Defalarca duyduğum ve ömrüm yettiğince duymaya devam edeceğimden emin olduğum cümleler. Çok istedikçe kaçan, "Şimdi olmaz." deyince koşa koşa-şımarık çocuklar gibi- kucağınıza atlayan aşk. Oldurganlığa ve ettirgenliğe sonuna dek kapalı, kalıplarla ve kriterlerle ilişki kuramayan, aklına estiğince gezen şapşal şey. Ama gülümsettiği gerçek. Tanımı yapılamayan; çünkü aslında herkes için farklı kılıklara bürünmeyi iyi beceren başarılı palyaço.

Kendi mutsuzluğu ya da başkalarının mutsuzluklarıyla beslenen insan için film arası, hayatı fazla ciddiye alanlar için festival, boşvermişler için suare, sanatçılar için ilham. Kendini bulamayanlar içinse iyi bir öğretmen.

Benim için de çocukluğumu bana bağışlayan bir masal kitabı. Düşünmemi engellediğini sandığım, aslında zihnimi açan; kendimle yeniden barışmamı sağlayan, paslanmamı engelleyen gerçek. "Buldum seni!" dediğimde kıvrak bir çalımla duvarların ardına kaçan, "İstemiyorum seni!" dediğimde saçımı okşayan kararsız bir saat.

Hayır, seni aramıyorum; hayır, seni beklemiyorum ve yine hayır, senden vazgeçmedim. Çünkü sen, bana beni verensin ve insan kendinden umudu "asla" kesmez.

Bunca şarkı, şiir, film, roman yanılıyor olamaz. Gizemini hiç yitirme sen. Bilim her şeyi çözerken sen hep tanımsız kal ve bizi heyecanlandır.
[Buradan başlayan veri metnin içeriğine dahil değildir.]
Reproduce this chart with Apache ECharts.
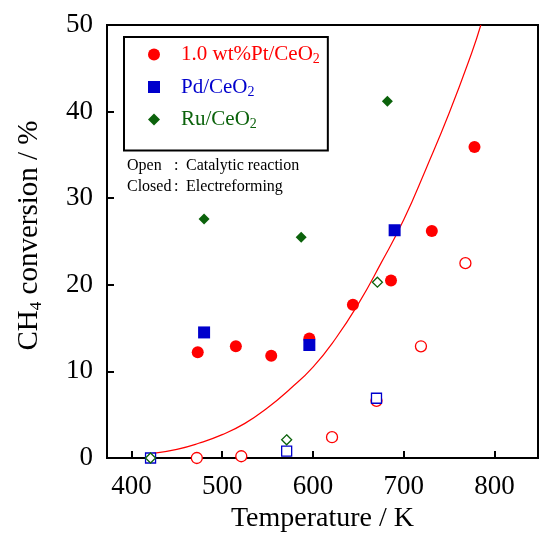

Her şeyin bir "tık" ötede yaşandığı bu devirde ulaşılmazlığınla büyüle bizi. Hayaller kurdur bize, hayal kurmayı unutan-belki hiç öğrenmeyen- çocuklarımızın bileti ol, öğretmeni ol sen. Ezginle sar bizi, dans ettir bize yaşamaktan vazgeçen dünyanın yaşlı kollarında. Üzerimize yağan yağmurun ardından yine renk ver bize, gökkuşağı olalım.

Çok yaşa sen... Yaşayalım...

 

sayfalar tükenince...

Her gün, her an yeni kararlar alıyoruz. Yeni yıl, doğum günü, sevgililer günü... derken bahaneler yaratıp her şeye yeniden başlamayı umut ediyoruz. Evet, bu sayede hayatta kalıyoruz. Doğru; ama ben diyorum ki bugün yepyeni bir karar almama kararı alsak acaba nasıl olur?

Yarın sabah ne giyeceğime, ne yiyeceğime karar vermesem misal ya da geceyi uzattığımın farkında olmasam da yarın okuldan dönünce uyumanın hesabını yapmasam... Ne bileyim hayat hep böyle aksa da ben yetişemesem.

Bir zamanlar çalıştığım bir tatil köyünde gazetelerden, internetten her türlü haber kaynağından uzak 3 ay geçirmiştim. İlk günlerde çok zor gelse de zaman içinde kendi küçük dünyamızın akışına kapılmak ruhumuzu tazelemişti. Gerçek dünyaya dönmek de ıstırap.. Şimdi bunun dönüştürülmüş 4 yıllık versiyonunun son 2,5'indeyim. İlk zamanlar yine çok sancılıydı. "Nasıl yapsam da kaçsam?" diye düşünmekten adapte olmayı düşünmedim bile. Şimdiyse dönüp bakıyorum ve diyorum ki: İyi ki buraya gelip de bu insanları katmışım hayatıma ve iyi ki buradaymışız yoksa karışamazdık böylesine birbirimize.

Özellikle bu gece, bu evde kelimelerim düşüncelerimin hızına yetişemezken vakit bulamadığım her şey için şükrediyorum.

Gerçek şans, sana "sen" olma fırsatını sunan insanlarla karşılaşmak.